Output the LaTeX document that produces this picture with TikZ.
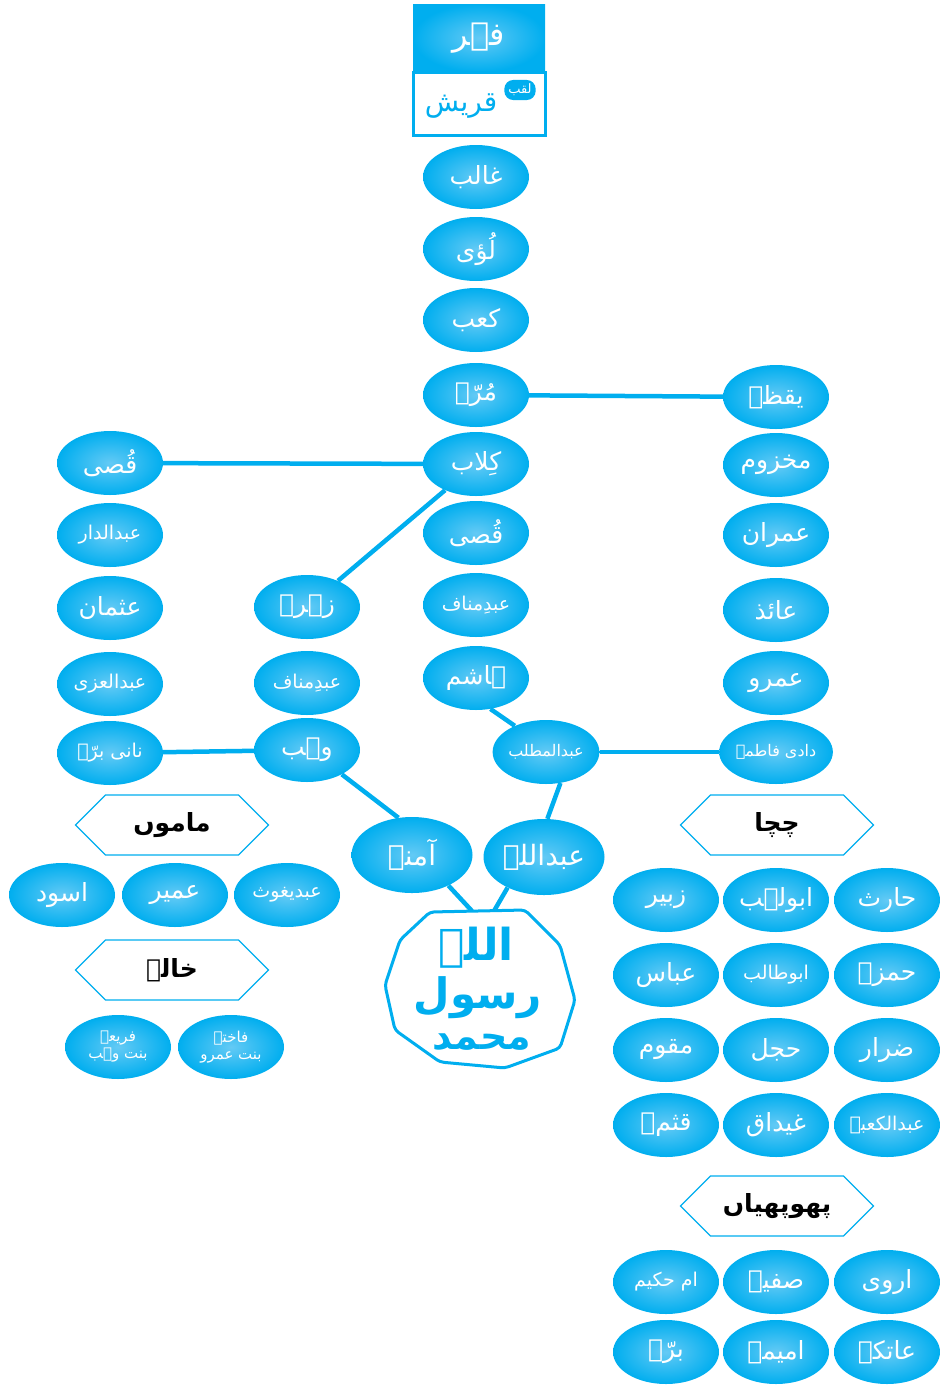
\documentclass[tikz,border=0pt]{standalone}
\usepackage{fontspec}
\newfontfamily\arabicfont[Script=Arabic]{DejaVu Sans}
\TeXXeTstate=1
\usetikzlibrary{shapes.geometric,shapes.symbols}
\definecolor{seablue}{RGB}{0,174,239}
\definecolor{paleblue}{RGB}{100,202,245}
\newcommand{\ur}[1]{{\arabicfont\beginR #1\endR}}
\tikzset{
  person/.style={ellipse, minimum width=106pt, minimum height=64pt,
    inner color=paleblue, outer color=seablue, text=white, inner sep=0pt,
    font=\fontsize{25}{27}\selectfont},
  longname/.style={font=\fontsize{19}{21}\selectfont},
  longername/.style={font=\fontsize{16}{18}\selectfont},
  bigperson/.style={person, minimum width=121pt, minimum height=76pt,
    font=\fontsize{28}{30}\selectfont},
  smallperson/.style={person, align=center, font=\fontsize{15}{17}\selectfont},
  relation/.style={signal, signal to=east and west, draw=seablue,
    line width=1.2pt, fill=white, minimum width=193pt, minimum height=60pt,
    font=\bfseries\fontsize{25}{27}\selectfont},
  link/.style={seablue, line width=4.5pt},
}
\begin{document}
\begin{tikzpicture}[x=1pt,y=-1pt]
  \useasboundingbox (0,0) rectangle (940,1385);
  % top box
  \node[rectangle, minimum width=132pt, minimum height=68pt, inner color=paleblue,
    outer color=seablue, text=white, font=\fontsize{32}{34}\selectfont] (fihr) at (479,38) {\ur{فہر}};
  \node[rectangle, draw=seablue, line width=3pt, fill=white, minimum width=132pt,
    minimum height=63pt] (quraishbox) at (479,104) {};
  \node[text=seablue, font=\fontsize{28}{30}\selectfont] (quraish) at (461,106) {\ur{قریش}};
  \node[rectangle, rounded corners=9pt, fill=seablue, text=white, inner sep=4pt,
    font=\fontsize{13}{14}\selectfont] (laqab) at (520,90) {\ur{لقب}};
  % main line
  \node[person] (ghalib) at (476,177) {\ur{غالب}};
  \node[person] (luayy) at (476,249) {\ur{لُؤی}};
  \node[person] (kaab) at (476,320) {\ur{کعب}};
  \node[person] (murra) at (476,395) {\ur{مُرّہ}};
  \node[person] (kilab) at (476,464) {\ur{کِلاب}};
  \node[person] (qusayy) at (476,533) {\ur{قُصی}};
  \node[person, longname] (abdmanaf) at (476,605) {\ur{عبدِمناف}};
  \node[person] (hashim) at (476,678) {\ur{ہاشم}};
  \node[person, longername] (muttalib) at (546,752) {\ur{عبدالمطلب}};
  \node[bigperson] (abdullah) at (544,857) {\ur{عبداللہ}};
  \node[bigperson] (amina) at (412,855) {\ur{آمنہ}};
  % mother's side
  \node[person] (zuhra) at (307,607) {\ur{زہرہ}};
  \node[person, longname] (abdmanafz) at (307,683) {\ur{عبدِمناف}};
  \node[person] (wahb) at (307,750) {\ur{وہب}};
  \node[person] (qusayyl) at (110,463) {\ur{قُصی}};
  \node[person, longname] (abddar) at (110,535) {\ur{عبدالدار}};
  \node[person] (uthman) at (110,608) {\ur{عثمان}};
  \node[person, longname] (abduzza) at (110,684) {\ur{عبدالعزی}};
  \node[person, longname] (barra) at (110,753) {\ur{نانی برّہ}};
  % grandmother's side
  \node[person] (yaqaza) at (776,397) {\ur{یقظہ}};
  \node[person] (makhzum) at (776,465) {\ur{مخزوم}};
  \node[person] (imran) at (776,535) {\ur{عمران}};
  \node[person] (aidh) at (776,610) {\ur{عائذ}};
  \node[person] (amr) at (776,683) {\ur{عمرو}};
  \node[person, longername] (fatima) at (776,752) {\ur{دادی فاطمہ}};
  % links
  \draw[link] (murra) -- (yaqaza);
  \draw[link] (kilab) -- (qusayyl);
  \draw[link] (kilab) -- (zuhra);
  \draw[link] (wahb) -- (barra);
  \draw[link] (wahb.-35) -- (amina.110);
  \draw[link] (hashim.-65) -- (muttalib.140);
  \draw[link] (muttalib) -- (fatima);
  \draw[link] (muttalib.-65) -- (abdullah.85);
  % seal
  \coordinate (sealleft) at (472,911);
  \coordinate (sealright) at (494,911);
  \draw[link] (amina.-40) -- (sealleft);
  \draw[link] (abdullah.-140) -- (sealright);
  \draw[seablue, line width=3pt, rounded corners=4pt, fill=white]
    (430,912) -- (525,910) -- (560,945) -- (575,1000) -- (560,1048) -- (505,1068)
    -- (440,1062) -- (395,1030) -- (385,985) -- (400,940) -- cycle;
  \node[text=seablue, font=\bfseries\fontsize{44}{46}\selectfont] (allah) at (476,948) {\ur{اللہ}};
  \node[text=seablue, font=\bfseries\fontsize{42}{44}\selectfont] (rasul) at (478,998) {\ur{رسول}};
  \node[text=seablue, font=\bfseries\fontsize{38}{40}\selectfont] (muhammad) at (482,1042) {\ur{محمد}};
  % uncles (mother's side)
  \node[relation] (mamun) at (172,825) {\ur{ماموں}};
  \node[person] (aswad) at (62,895) {\ur{اسود}};
  \node[person] (umair) at (175,895) {\ur{عمیر}};
  \node[person, longname] (abdyaghuth) at (287,895) {\ur{عبدیغوث}};
  \node[relation] (khala) at (172,970) {\ur{خالہ}};
  \node[smallperson] (furaia) at (118,1047) {\ur{فریعہ}\\\ur{بنت وہب}};
  \node[smallperson] (fakhita) at (231,1047) {\ur{فاختہ}\\\ur{بنت عمرو}};
  % uncles (father's side)
  \node[relation] (chacha) at (777,825) {\ur{چچا}};
  \node[person] (zubair) at (666,900) {\ur{زبیر}};
  \node[person] (abulahab) at (776,900) {\ur{ابولہب}};
  \node[person] (harith) at (887,900) {\ur{حارث}};
  \node[person] (abbas) at (666,975) {\ur{عباس}};
  \node[person, longname] (abutalib) at (776,975) {\ur{ابوطالب}};
  \node[person] (hamza) at (887,975) {\ur{حمزہ}};
  \node[person] (muqawwim) at (666,1050) {\ur{مقوم}};
  \node[person] (hajl) at (776,1050) {\ur{حجل}};
  \node[person] (dirar) at (887,1050) {\ur{ضرار}};
  \node[person] (qutham) at (666,1125) {\ur{قثمؓ}};
  \node[person] (ghaidaq) at (776,1125) {\ur{غیداق}};
  \node[person, longname] (abdkaaba) at (887,1125) {\ur{عبدالکعبہ}};
  % aunts (father's side)
  \node[relation] (phuphiyan) at (777,1206) {\ur{پھوپھیاں}};
  \node[person, longname] (ummhakim) at (666,1282) {\ur{ام حکیم}};
  \node[person] (safiyya) at (776,1282) {\ur{صفیہ}};
  \node[person] (arwa) at (887,1282) {\ur{اروی}};
  \node[person] (barraa) at (666,1352) {\ur{برّہ}};
  \node[person] (umaima) at (776,1352) {\ur{امیمہ}};
  \node[person] (atika) at (887,1352) {\ur{عاتکہ}};
\end{tikzpicture}
\end{document}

# # # # # # #

*Task directions*.
Copy out the whole listing exactly, and don't carry over any pictures.

*The solution*.
Output the LaTeX document that produces this picture with TikZ.
\documentclass[tikz,border=0pt]{standalone}
\usepackage{fontspec}
\newfontfamily\arabicfont[Script=Arabic]{DejaVu Sans}
\TeXXeTstate=1
\usetikzlibrary{shapes.geometric,shapes.symbols}
\definecolor{seablue}{RGB}{0,174,239}
\definecolor{paleblue}{RGB}{100,202,245}
\newcommand{\ur}[1]{{\arabicfont\beginR #1\endR}}
\tikzset{
  person/.style={ellipse, minimum width=106pt, minimum height=64pt,
    inner color=paleblue, outer color=seablue, text=white, inner sep=0pt,
    font=\fontsize{25}{27}\selectfont},
  longname/.style={font=\fontsize{19}{21}\selectfont},
  longername/.style={font=\fontsize{16}{18}\selectfont},
  bigperson/.style={person, minimum width=121pt, minimum height=76pt,
    font=\fontsize{28}{30}\selectfont},
  smallperson/.style={person, align=center, font=\fontsize{15}{17}\selectfont},
  relation/.style={signal, signal to=east and west, draw=seablue,
    line width=1.2pt, fill=white, minimum width=193pt, minimum height=60pt,
    font=\bfseries\fontsize{25}{27}\selectfont},
  link/.style={seablue, line width=4.5pt},
}
\begin{document}
\begin{tikzpicture}[x=1pt,y=-1pt]
  \useasboundingbox (0,0) rectangle (940,1385);
  % top box
  \node[rectangle, minimum width=132pt, minimum height=68pt, inner color=paleblue,
    outer color=seablue, text=white, font=\fontsize{32}{34}\selectfont] (fihr) at (479,38) {\ur{فہر}};
  \node[rectangle, draw=seablue, line width=3pt, fill=white, minimum width=132pt,
    minimum height=63pt] (quraishbox) at (479,104) {};
  \node[text=seablue, font=\fontsize{28}{30}\selectfont] (quraish) at (461,106) {\ur{قریش}};
  \node[rectangle, rounded corners=9pt, fill=seablue, text=white, inner sep=4pt,
    font=\fontsize{13}{14}\selectfont] (laqab) at (520,90) {\ur{لقب}};
  % main line
  \node[person] (ghalib) at (476,177) {\ur{غالب}};
  \node[person] (luayy) at (476,249) {\ur{لُؤی}};
  \node[person] (kaab) at (476,320) {\ur{کعب}};
  \node[person] (murra) at (476,395) {\ur{مُرّہ}};
  \node[person] (kilab) at (476,464) {\ur{کِلاب}};
  \node[person] (qusayy) at (476,533) {\ur{قُصی}};
  \node[person, longname] (abdmanaf) at (476,605) {\ur{عبدِمناف}};
  \node[person] (hashim) at (476,678) {\ur{ہاشم}};
  \node[person, longername] (muttalib) at (546,752) {\ur{عبدالمطلب}};
  \node[bigperson] (abdullah) at (544,857) {\ur{عبداللہ}};
  \node[bigperson] (amina) at (412,855) {\ur{آمنہ}};
  % mother's side
  \node[person] (zuhra) at (307,607) {\ur{زہرہ}};
  \node[person, longname] (abdmanafz) at (307,683) {\ur{عبدِمناف}};
  \node[person] (wahb) at (307,750) {\ur{وہب}};
  \node[person] (qusayyl) at (110,463) {\ur{قُصی}};
  \node[person, longname] (abddar) at (110,535) {\ur{عبدالدار}};
  \node[person] (uthman) at (110,608) {\ur{عثمان}};
  \node[person, longname] (abduzza) at (110,684) {\ur{عبدالعزی}};
  \node[person, longname] (barra) at (110,753) {\ur{نانی برّہ}};
  % grandmother's side
  \node[person] (yaqaza) at (776,397) {\ur{یقظہ}};
  \node[person] (makhzum) at (776,465) {\ur{مخزوم}};
  \node[person] (imran) at (776,535) {\ur{عمران}};
  \node[person] (aidh) at (776,610) {\ur{عائذ}};
  \node[person] (amr) at (776,683) {\ur{عمرو}};
  \node[person, longername] (fatima) at (776,752) {\ur{دادی فاطمہ}};
  % links
  \draw[link] (murra) -- (yaqaza);
  \draw[link] (kilab) -- (qusayyl);
  \draw[link] (kilab) -- (zuhra);
  \draw[link] (wahb) -- (barra);
  \draw[link] (wahb.-35) -- (amina.110);
  \draw[link] (hashim.-65) -- (muttalib.140);
  \draw[link] (muttalib) -- (fatima);
  \draw[link] (muttalib.-65) -- (abdullah.85);
  % seal
  \coordinate (sealleft) at (472,911);
  \coordinate (sealright) at (494,911);
  \draw[link] (amina.-40) -- (sealleft);
  \draw[link] (abdullah.-140) -- (sealright);
  \draw[seablue, line width=3pt, rounded corners=4pt, fill=white]
    (430,912) -- (525,910) -- (560,945) -- (575,1000) -- (560,1048) -- (505,1068)
    -- (440,1062) -- (395,1030) -- (385,985) -- (400,940) -- cycle;
  \node[text=seablue, font=\bfseries\fontsize{44}{46}\selectfont] (allah) at (476,948) {\ur{اللہ}};
  \node[text=seablue, font=\bfseries\fontsize{42}{44}\selectfont] (rasul) at (478,998) {\ur{رسول}};
  \node[text=seablue, font=\bfseries\fontsize{38}{40}\selectfont] (muhammad) at (482,1042) {\ur{محمد}};
  % uncles (mother's side)
  \node[relation] (mamun) at (172,825) {\ur{ماموں}};
  \node[person] (aswad) at (62,895) {\ur{اسود}};
  \node[person] (umair) at (175,895) {\ur{عمیر}};
  \node[person, longname] (abdyaghuth) at (287,895) {\ur{عبدیغوث}};
  \node[relation] (khala) at (172,970) {\ur{خالہ}};
  \node[smallperson] (furaia) at (118,1047) {\ur{فریعہ}\\\ur{بنت وہب}};
  \node[smallperson] (fakhita) at (231,1047) {\ur{فاختہ}\\\ur{بنت عمرو}};
  % uncles (father's side)
  \node[relation] (chacha) at (777,825) {\ur{چچا}};
  \node[person] (zubair) at (666,900) {\ur{زبیر}};
  \node[person] (abulahab) at (776,900) {\ur{ابولہب}};
  \node[person] (harith) at (887,900) {\ur{حارث}};
  \node[person] (abbas) at (666,975) {\ur{عباس}};
  \node[person, longname] (abutalib) at (776,975) {\ur{ابوطالب}};
  \node[person] (hamza) at (887,975) {\ur{حمزہ}};
  \node[person] (muqawwim) at (666,1050) {\ur{مقوم}};
  \node[person] (hajl) at (776,1050) {\ur{حجل}};
  \node[person] (dirar) at (887,1050) {\ur{ضرار}};
  \node[person] (qutham) at (666,1125) {\ur{قثمؓ}};
  \node[person] (ghaidaq) at (776,1125) {\ur{غیداق}};
  \node[person, longname] (abdkaaba) at (887,1125) {\ur{عبدالکعبہ}};
  % aunts (father's side)
  \node[relation] (phuphiyan) at (777,1206) {\ur{پھوپھیاں}};
  \node[person, longname] (ummhakim) at (666,1282) {\ur{ام حکیم}};
  \node[person] (safiyya) at (776,1282) {\ur{صفیہ}};
  \node[person] (arwa) at (887,1282) {\ur{اروی}};
  \node[person] (barraa) at (666,1352) {\ur{برّہ}};
  \node[person] (umaima) at (776,1352) {\ur{امیمہ}};
  \node[person] (atika) at (887,1352) {\ur{عاتکہ}};
\end{tikzpicture}
\end{document}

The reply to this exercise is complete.